Start of DATASET EXCERPTS

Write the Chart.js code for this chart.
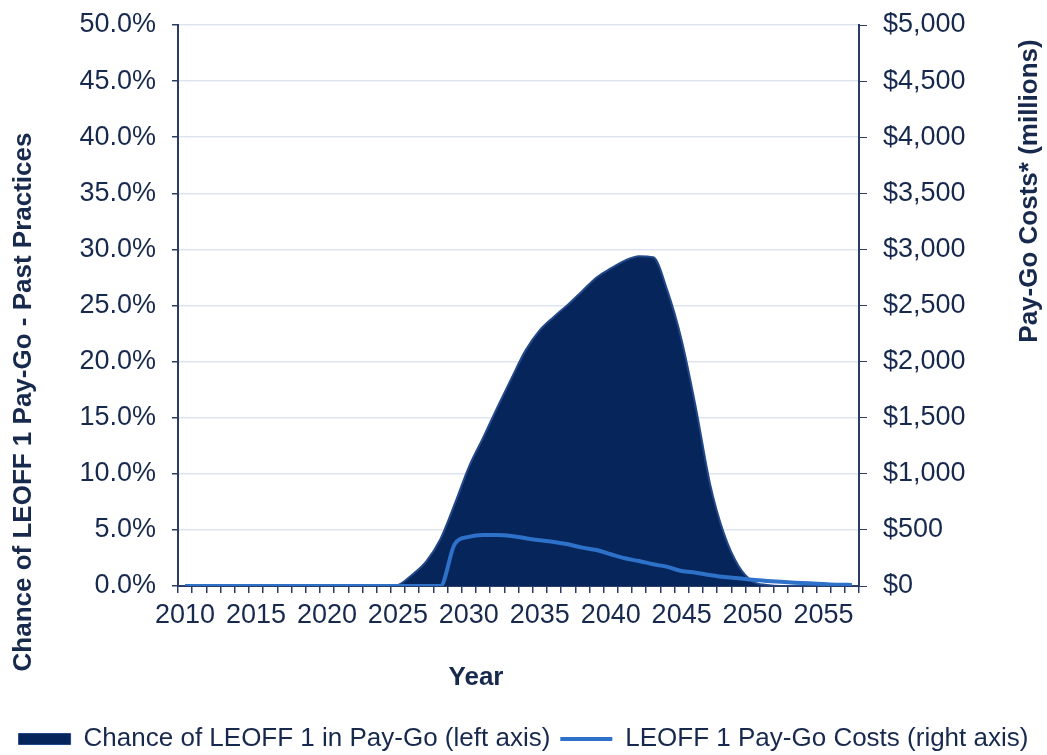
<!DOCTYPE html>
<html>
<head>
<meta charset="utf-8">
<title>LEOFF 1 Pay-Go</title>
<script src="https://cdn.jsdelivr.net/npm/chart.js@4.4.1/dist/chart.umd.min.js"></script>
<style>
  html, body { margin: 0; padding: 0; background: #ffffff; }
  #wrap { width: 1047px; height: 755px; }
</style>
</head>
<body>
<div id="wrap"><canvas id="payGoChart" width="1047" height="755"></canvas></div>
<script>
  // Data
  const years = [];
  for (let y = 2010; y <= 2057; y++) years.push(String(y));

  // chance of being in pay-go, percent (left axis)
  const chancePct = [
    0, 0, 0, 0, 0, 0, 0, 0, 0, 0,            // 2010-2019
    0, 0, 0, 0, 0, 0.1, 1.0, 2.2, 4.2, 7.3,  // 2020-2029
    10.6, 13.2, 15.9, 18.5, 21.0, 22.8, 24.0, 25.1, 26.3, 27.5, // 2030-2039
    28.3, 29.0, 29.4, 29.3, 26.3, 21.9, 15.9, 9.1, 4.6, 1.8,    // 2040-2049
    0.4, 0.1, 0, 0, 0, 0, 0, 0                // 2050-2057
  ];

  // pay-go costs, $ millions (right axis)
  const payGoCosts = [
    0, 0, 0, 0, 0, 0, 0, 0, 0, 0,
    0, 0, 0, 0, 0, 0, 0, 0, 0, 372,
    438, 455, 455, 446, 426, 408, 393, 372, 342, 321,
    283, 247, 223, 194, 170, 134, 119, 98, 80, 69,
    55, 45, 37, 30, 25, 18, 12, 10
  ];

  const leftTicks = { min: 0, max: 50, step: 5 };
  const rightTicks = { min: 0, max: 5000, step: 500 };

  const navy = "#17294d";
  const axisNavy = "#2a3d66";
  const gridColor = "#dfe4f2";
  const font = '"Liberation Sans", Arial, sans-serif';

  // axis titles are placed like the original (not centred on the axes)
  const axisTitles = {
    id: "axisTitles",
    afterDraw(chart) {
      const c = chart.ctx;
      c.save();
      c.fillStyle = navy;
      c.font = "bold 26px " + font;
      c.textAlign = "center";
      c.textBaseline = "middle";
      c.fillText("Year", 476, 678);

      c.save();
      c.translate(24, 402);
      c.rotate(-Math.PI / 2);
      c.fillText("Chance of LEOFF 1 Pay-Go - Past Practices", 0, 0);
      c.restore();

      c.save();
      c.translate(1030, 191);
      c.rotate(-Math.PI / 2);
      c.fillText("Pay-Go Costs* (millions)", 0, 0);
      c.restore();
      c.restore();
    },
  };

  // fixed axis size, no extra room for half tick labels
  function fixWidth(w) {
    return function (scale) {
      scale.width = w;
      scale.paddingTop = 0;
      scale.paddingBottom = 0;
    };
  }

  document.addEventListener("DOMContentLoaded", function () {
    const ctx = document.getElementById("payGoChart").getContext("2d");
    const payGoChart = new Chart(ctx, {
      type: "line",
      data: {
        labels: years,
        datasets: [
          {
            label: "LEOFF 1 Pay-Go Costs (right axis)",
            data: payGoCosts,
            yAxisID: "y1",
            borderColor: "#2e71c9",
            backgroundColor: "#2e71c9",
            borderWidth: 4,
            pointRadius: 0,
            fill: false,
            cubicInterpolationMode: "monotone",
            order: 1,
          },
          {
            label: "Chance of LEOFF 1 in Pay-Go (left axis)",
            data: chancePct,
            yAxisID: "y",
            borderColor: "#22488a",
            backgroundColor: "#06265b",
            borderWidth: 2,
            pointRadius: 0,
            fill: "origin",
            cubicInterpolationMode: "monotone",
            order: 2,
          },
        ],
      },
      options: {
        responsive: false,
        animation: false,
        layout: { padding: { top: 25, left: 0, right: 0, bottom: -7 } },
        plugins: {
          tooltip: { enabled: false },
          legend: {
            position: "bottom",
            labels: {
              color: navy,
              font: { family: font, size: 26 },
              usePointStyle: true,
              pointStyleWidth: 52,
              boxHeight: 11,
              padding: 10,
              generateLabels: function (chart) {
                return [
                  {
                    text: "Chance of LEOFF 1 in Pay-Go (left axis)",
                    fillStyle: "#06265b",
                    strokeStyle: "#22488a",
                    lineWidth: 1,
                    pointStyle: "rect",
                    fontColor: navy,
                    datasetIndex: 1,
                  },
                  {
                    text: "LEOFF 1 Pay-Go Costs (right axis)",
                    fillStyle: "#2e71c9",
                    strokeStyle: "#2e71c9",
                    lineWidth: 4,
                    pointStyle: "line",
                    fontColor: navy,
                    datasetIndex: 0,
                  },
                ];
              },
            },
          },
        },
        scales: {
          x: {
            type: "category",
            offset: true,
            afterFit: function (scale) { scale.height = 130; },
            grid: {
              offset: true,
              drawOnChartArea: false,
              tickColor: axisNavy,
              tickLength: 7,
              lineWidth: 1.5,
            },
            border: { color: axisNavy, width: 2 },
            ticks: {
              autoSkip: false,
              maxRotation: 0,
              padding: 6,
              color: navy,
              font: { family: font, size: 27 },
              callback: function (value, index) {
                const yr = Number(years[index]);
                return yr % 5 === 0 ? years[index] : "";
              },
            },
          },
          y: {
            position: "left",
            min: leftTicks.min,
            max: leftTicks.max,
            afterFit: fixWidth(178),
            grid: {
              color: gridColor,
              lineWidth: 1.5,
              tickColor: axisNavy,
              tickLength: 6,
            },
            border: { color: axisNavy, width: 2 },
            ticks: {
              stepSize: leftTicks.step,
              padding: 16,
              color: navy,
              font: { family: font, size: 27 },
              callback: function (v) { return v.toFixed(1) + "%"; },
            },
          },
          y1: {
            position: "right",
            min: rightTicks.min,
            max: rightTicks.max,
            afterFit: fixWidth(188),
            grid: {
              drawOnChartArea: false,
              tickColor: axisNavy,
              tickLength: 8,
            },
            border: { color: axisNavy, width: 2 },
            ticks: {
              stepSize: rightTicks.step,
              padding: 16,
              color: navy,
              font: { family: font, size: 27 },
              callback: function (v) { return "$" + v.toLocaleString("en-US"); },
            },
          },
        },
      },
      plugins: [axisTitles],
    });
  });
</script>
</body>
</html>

End of DATASET EXCERPTS
Start of DATASET EXCERPTS

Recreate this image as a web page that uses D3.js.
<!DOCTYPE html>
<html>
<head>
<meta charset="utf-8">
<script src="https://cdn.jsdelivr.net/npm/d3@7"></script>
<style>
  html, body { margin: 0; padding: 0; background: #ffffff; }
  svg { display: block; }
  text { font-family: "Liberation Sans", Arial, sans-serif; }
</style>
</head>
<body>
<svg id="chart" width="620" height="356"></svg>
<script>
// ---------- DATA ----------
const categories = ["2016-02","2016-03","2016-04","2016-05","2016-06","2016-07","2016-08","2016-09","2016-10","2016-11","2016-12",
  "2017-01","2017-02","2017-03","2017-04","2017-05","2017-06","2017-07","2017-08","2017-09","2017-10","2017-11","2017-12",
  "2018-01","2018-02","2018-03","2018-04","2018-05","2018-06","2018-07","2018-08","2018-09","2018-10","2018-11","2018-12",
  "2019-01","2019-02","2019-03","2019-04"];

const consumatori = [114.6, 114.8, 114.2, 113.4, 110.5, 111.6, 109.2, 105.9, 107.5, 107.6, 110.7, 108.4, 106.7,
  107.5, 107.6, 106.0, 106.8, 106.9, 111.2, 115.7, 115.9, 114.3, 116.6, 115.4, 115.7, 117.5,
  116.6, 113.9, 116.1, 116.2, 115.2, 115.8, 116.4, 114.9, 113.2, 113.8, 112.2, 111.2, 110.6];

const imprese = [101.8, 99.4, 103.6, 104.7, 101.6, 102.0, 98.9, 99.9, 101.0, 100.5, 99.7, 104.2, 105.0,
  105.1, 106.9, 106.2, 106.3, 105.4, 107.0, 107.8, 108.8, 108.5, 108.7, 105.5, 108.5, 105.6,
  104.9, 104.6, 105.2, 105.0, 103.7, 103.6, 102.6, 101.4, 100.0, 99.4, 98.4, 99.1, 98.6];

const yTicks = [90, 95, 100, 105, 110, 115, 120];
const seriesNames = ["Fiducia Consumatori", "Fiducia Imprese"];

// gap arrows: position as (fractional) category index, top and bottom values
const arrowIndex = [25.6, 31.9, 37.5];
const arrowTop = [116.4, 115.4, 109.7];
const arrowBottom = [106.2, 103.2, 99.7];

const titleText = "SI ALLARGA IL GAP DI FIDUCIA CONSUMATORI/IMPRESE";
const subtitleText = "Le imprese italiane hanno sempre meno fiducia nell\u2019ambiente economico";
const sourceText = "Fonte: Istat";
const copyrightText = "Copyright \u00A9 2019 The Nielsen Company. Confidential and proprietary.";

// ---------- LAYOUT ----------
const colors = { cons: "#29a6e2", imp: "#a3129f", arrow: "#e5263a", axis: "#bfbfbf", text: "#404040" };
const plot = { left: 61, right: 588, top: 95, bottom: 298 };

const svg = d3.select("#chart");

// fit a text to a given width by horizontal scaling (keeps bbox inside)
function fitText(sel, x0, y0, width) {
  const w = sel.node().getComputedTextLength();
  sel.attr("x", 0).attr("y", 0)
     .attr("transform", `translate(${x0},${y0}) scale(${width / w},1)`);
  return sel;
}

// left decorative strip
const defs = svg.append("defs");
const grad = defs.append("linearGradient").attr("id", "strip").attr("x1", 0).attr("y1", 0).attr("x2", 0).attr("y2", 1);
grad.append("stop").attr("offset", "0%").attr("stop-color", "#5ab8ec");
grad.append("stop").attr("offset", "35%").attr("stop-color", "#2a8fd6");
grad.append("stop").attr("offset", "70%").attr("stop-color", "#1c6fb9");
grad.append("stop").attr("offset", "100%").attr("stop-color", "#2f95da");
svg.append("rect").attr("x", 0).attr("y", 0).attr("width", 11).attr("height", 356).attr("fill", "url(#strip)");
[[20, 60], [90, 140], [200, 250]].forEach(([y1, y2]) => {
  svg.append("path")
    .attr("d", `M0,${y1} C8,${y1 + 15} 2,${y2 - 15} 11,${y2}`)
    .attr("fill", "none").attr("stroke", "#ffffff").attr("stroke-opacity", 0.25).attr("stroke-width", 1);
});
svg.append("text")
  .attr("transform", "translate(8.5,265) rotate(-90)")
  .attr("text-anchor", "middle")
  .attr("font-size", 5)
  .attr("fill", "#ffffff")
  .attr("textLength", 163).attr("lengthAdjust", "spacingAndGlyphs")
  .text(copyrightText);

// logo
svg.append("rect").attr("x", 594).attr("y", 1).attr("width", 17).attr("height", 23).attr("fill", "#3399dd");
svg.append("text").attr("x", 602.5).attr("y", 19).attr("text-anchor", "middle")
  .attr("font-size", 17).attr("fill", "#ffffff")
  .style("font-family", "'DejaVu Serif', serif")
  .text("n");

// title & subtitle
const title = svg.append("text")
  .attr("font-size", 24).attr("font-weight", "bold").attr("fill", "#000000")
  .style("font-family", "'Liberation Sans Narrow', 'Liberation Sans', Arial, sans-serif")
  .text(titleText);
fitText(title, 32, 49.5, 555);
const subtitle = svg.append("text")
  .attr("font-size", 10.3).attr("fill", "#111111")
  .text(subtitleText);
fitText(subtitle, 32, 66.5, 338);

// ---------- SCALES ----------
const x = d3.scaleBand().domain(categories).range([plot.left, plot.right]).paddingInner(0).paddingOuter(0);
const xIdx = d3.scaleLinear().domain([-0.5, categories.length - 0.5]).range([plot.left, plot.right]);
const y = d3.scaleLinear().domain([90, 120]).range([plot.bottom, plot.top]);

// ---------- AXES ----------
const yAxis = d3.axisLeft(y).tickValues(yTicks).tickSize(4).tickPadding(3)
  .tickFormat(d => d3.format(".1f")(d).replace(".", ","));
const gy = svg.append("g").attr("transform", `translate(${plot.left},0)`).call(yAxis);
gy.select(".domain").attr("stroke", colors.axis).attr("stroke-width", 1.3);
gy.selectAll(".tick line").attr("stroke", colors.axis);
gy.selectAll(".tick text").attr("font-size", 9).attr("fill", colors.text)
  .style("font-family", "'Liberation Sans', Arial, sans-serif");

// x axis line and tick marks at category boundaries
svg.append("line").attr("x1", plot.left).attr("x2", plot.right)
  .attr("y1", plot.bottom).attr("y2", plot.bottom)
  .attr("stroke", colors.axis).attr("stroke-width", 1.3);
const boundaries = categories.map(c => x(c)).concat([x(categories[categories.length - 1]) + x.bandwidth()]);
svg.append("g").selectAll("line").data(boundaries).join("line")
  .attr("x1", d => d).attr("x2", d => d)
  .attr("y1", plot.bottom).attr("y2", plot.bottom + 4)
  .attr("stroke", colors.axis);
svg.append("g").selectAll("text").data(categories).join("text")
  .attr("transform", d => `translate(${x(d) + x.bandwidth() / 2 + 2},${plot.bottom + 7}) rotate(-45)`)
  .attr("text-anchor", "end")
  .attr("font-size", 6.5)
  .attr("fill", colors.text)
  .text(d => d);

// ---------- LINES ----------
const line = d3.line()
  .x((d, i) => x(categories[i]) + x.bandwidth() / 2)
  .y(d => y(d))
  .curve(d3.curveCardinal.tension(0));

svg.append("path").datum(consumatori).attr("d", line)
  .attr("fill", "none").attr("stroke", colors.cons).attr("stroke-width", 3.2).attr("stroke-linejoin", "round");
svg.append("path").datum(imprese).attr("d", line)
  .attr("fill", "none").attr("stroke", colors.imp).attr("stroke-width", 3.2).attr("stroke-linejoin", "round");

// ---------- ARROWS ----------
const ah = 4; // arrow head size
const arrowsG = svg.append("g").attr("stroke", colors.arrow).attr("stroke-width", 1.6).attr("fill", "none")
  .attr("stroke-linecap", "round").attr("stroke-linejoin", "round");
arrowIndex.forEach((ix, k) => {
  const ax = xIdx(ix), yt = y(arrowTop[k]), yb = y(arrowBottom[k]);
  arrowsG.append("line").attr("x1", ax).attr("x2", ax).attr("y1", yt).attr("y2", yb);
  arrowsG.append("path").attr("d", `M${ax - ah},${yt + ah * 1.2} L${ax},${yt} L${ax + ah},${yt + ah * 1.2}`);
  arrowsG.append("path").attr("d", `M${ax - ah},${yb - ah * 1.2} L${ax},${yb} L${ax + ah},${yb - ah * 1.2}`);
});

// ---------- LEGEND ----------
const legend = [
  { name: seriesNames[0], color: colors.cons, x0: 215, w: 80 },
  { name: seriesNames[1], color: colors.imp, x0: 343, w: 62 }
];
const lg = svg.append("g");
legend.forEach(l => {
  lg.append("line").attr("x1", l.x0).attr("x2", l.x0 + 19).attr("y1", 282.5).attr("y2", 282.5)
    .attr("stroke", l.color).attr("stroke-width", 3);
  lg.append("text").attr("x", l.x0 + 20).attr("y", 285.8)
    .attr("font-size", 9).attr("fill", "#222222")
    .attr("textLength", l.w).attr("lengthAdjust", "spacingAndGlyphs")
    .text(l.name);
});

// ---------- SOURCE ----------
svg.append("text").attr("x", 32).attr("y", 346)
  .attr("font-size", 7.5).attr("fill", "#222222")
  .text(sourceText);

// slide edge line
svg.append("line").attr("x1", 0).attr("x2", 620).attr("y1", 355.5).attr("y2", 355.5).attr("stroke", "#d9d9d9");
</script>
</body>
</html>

End of DATASET EXCERPTS
Start of DATASET EXCERPTS

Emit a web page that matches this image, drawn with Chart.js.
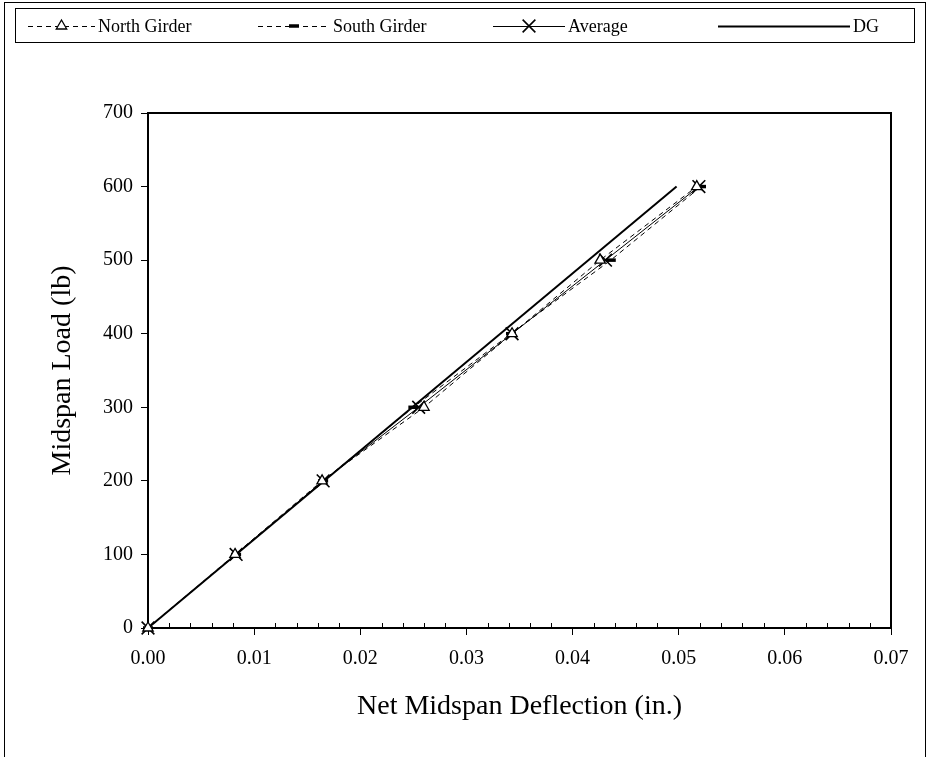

End of DATASET EXCERPTS

Among the records above, locate the line containing "Write the Chart.js code for this chart." and the line containing "for (let y = 2010;", then transcribe exactly the lines starting at the first and ending at the second, with no pictures.

> TASK ANSWER
Write the Chart.js code for this chart.
<!DOCTYPE html>
<html>
<head>
<meta charset="utf-8">
<title>LEOFF 1 Pay-Go</title>
<script src="https://cdn.jsdelivr.net/npm/chart.js@4.4.1/dist/chart.umd.min.js"></script>
<style>
  html, body { margin: 0; padding: 0; background: #ffffff; }
  #wrap { width: 1047px; height: 755px; }
</style>
</head>
<body>
<div id="wrap"><canvas id="payGoChart" width="1047" height="755"></canvas></div>
<script>
  // Data
  const years = [];
  for (let y = 2010; y <= 2057; y++) years.push(String(y));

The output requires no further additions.